(Written problem) Tally the lines in the listing below that contain "this" and report the tally alone.

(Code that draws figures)
+---+

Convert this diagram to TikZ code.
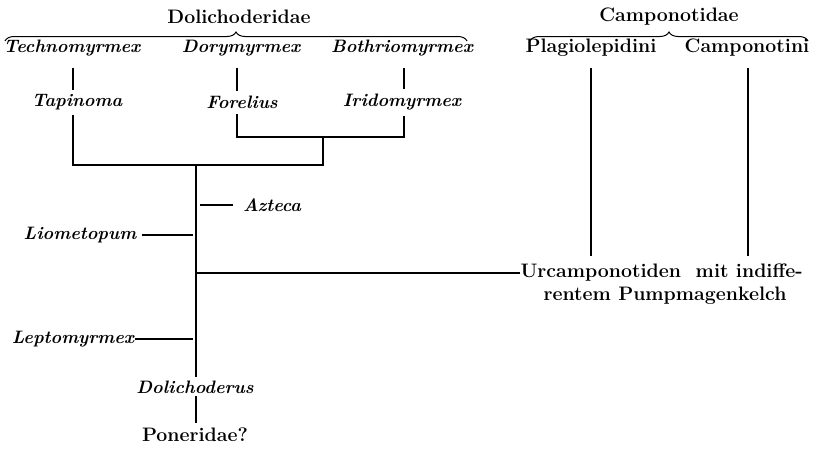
\documentclass[tikz,border=0pt]{standalone}
\usepackage{fontspec}
\setmainfont{Latin Modern Roman}
\usetikzlibrary{decorations.pathreplacing,calc}
\begin{document}
\begin{tikzpicture}[x=1pt,y=-1pt, line width=1.2pt,
  genus/.style={font=\fontsize{18}{21}\selectfont\bfseries\itshape, inner sep=0pt},
  taxon/.style={font=\fontsize{19.5}{23}\selectfont\bfseries, inner sep=0pt},
  bracedeco/.style={decorate, decoration={brace, amplitude=9pt}, line width=1pt}]
\useasboundingbox (0,0) rectangle (816,448);
% headings
\node[taxon] (dolfam) at (239,17) {Dolichoderidae};
\node[taxon] (campfam) at (669,17) {Camponotidae};
\coordinate (bl1) at (5,41); \coordinate (bl2) at (467,41);
\coordinate (br1) at (530,41); \coordinate (br2) at (808,41);
\draw[bracedeco] (bl1) -- (bl2);
\draw[bracedeco] (br1) -- (br2);
% top row
\node[genus] (tech) at (72,48) {Technomyrmex};
\node[genus] (dory) at (241,48) {Dorymyrmex};
\node[genus] (both) at (402,48) {Bothriomyrmex};
\node[taxon] (plag) at (591,48) {Plagiolepidini};
\node[taxon] (campi) at (747,48) {Camponotini};
% second row
\node[genus] (tap) at (77,102) {Tapinoma};
\node[genus] (for) at (242,102) {Forelius};
\node[genus] (irid) at (402,102) {Iridomyrmex};
% side genera
\node[genus] (azt) at (272,205) {Azteca};
\node[genus] (lio) at (80,235) {Liometopum};
\node[genus] (lep) at (73,339) {Leptomyrmex};
\node[genus] (dol) at (195,387) {Dolichoderus};
\node[taxon, anchor=base] (pon) at (195,441) {Poneridae?};
\node[taxon, anchor=west] (urc1) at (520,273) {Urcamponotiden\ \ mit indiffe-};
\node[taxon] (urc2) at (665,296) {rentem Pumpmagenkelch};
% junctions
\coordinate (mj) at (323,137);
\coordinate (bj) at (323,165);
\coordinate (root) at (196,165);
% connectors
\draw[shorten <=11pt, shorten >=4pt] (tech.south -| 73,0) -- (tap.north -| 73,0);
\draw[shorten <=11pt, shorten >=4pt] (dory.south -| 237,0) -- (for.north -| 237,0);
\draw[shorten <=11pt, shorten >=4pt] (both.south -| 404,0) -- (irid.north -| 404,0);
\draw[shorten <=5pt] (tap.south -| 73,0) |- (bj) -- (mj);
\draw[shorten <=5pt, shorten >=5pt] (for.south -| 237,0) |- (mj -| 404,0) -- (irid.south -| 404,0);
\draw[shorten >=3pt] (root) -- (dol.north -| root);
\draw[shorten <=2pt, shorten >=4pt] (dol.south -| root) -- (pon.north -| root);
\draw[shorten <=9pt, shorten >=4pt] (azt.west) -- (azt.west -| root);
\draw[shorten <=5pt, shorten >=3pt] (lio.east) -- (lio.east -| root);
\draw[shorten >=3pt] (lep.east) -- (lep.east -| root);
\draw (root |- urc1.west) -- (urc1.west);
\draw[shorten <=11pt, shorten >=8pt] (plag.south) -- (plag.south |- urc1.north);
\draw[shorten <=11pt, shorten >=8pt] (campi.south -| 748,0) -- (urc1.north -| 748,0);
\end{tikzpicture}
\end{document}
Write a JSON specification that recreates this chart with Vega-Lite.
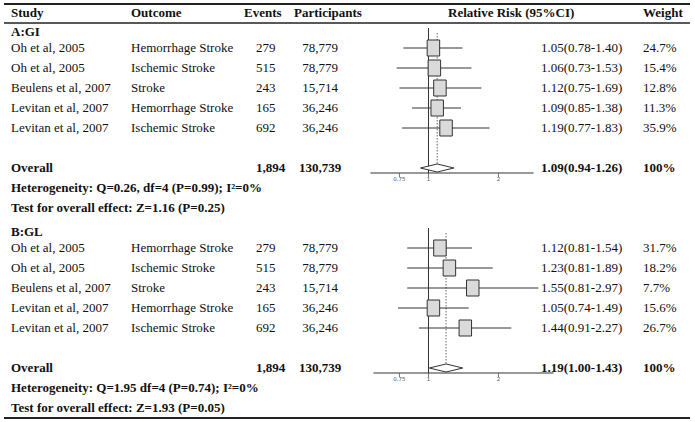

+---+

(The output) 2